• Aim of the exercise: Extract the lines from the start through the line that holds "from matplotlib.patches import", both included, omitting all images.

• Dataset section:
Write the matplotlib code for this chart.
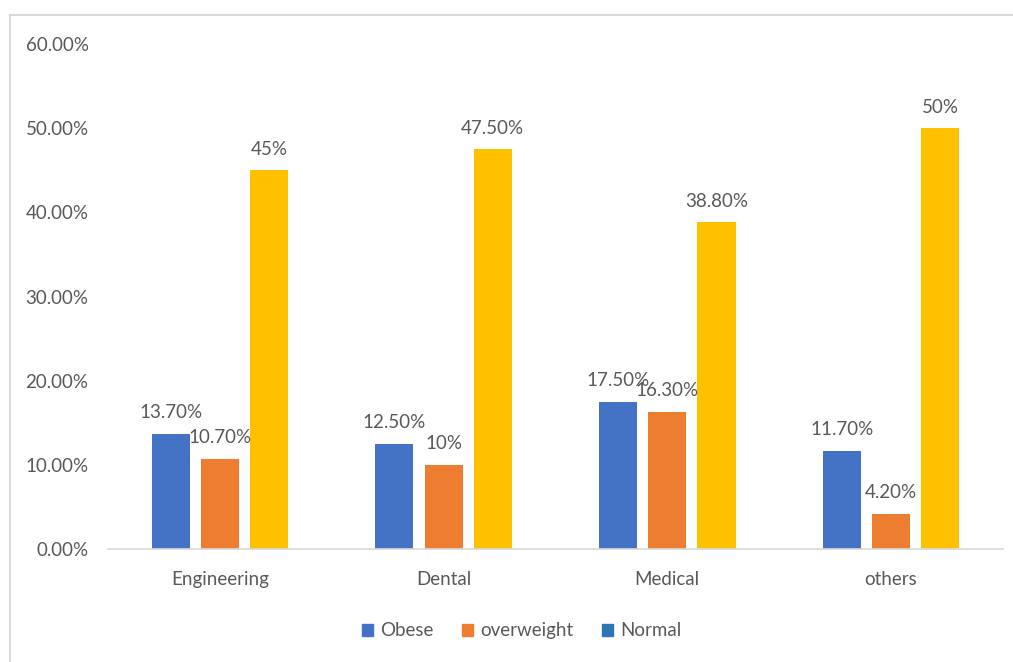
import numpy as np
import matplotlib
matplotlib.use("Agg")
import matplotlib.pyplot as plt
from matplotlib.patches import Rectangle, Patch

categories = ["Engineering", "Dental", "Medical", "others"]
obese = [13.7, 12.5, 17.5, 11.7]
overweight = [10.7, 10.0, 16.3, 4.2]
normal = [45.0, 47.5, 38.8, 50.0]
obese_labels = ["13.70%", "12.50%", "17.50%", "11.70%"]
overweight_labels = ["10.70%", "10%", "16.30%", "4.20%"]
normal_labels = ["45%", "47.50%", "38.80%", "50%"]
yticks = [0, 10, 20, 30, 40, 50, 60]

plt.rcParams["font.family"] = ["Lato", "DejaVu Sans"]
text_color = "#595959"
fs = 13.5

fig = plt.figure(figsize=(10.13, 6.62), dpi=100)
ax = fig.add_axes([0.1066, 0.1707, 0.8834, 0.7628])

# light gray frame around the chart area
fig.patches.append(Rectangle((0.0099, -0.01), 1.0, 0.987, transform=fig.transFigure,
                             fill=False, edgecolor="#d9d9d9", linewidth=1.5))

x = np.arange(len(categories))
width = 0.17
offset = 0.22
series = [
    (obese, obese_labels, "#4472C4", -offset),
    (overweight, overweight_labels, "#ED7D31", 0.0),
    (normal, normal_labels, "#FFC000", offset),
]
for vals, labels, color, off in series:
    bars = ax.bar(x + off, vals, width, color=color)
    for b, lab in zip(bars, labels):
        ax.annotate(lab, (b.get_x() + b.get_width() / 2, b.get_height()),
                    xytext=(0, 9), textcoords="offset points",
                    ha="center", va="bottom", fontsize=fs, color=text_color)

ax.set_xlim(-0.5, len(categories) - 0.5)
ax.set_ylim(0, 60)
ax.set_yticks(yticks)
ax.set_yticklabels([f"{v:.2f}%" for v in yticks])
ax.set_xticks(x)
ax.set_xticklabels(categories)
ax.tick_params(axis="both", length=0, labelsize=fs, labelcolor=text_color)
ax.tick_params(axis="y", pad=14)
ax.tick_params(axis="x", pad=16)
for s in ["top", "right", "left"]:
    ax.spines[s].set_visible(False)
ax.spines["bottom"].set_color("#d9d9d9")
ax.spines["bottom"].set_linewidth(1.2)

handles = [Patch(color="#4472C4", label="Obese"),
           Patch(color="#ED7D31", label="overweight"),
           Patch(color="#2E75B6", label="Normal")]
fig.legend(handles=handles, loc="center", bbox_to_anchor=(0.515, 0.047), ncol=3,
           frameon=False, fontsize=fs, labelcolor=text_color,
           handlelength=0.6, handleheight=0.6, handletextpad=0.4, columnspacing=1.5)

fig.savefig("out.png", dpi=100)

• Result for this task:
Write the matplotlib code for this chart.
import numpy as np
import matplotlib
matplotlib.use("Agg")
import matplotlib.pyplot as plt
from matplotlib.patches import Rectangle, Patch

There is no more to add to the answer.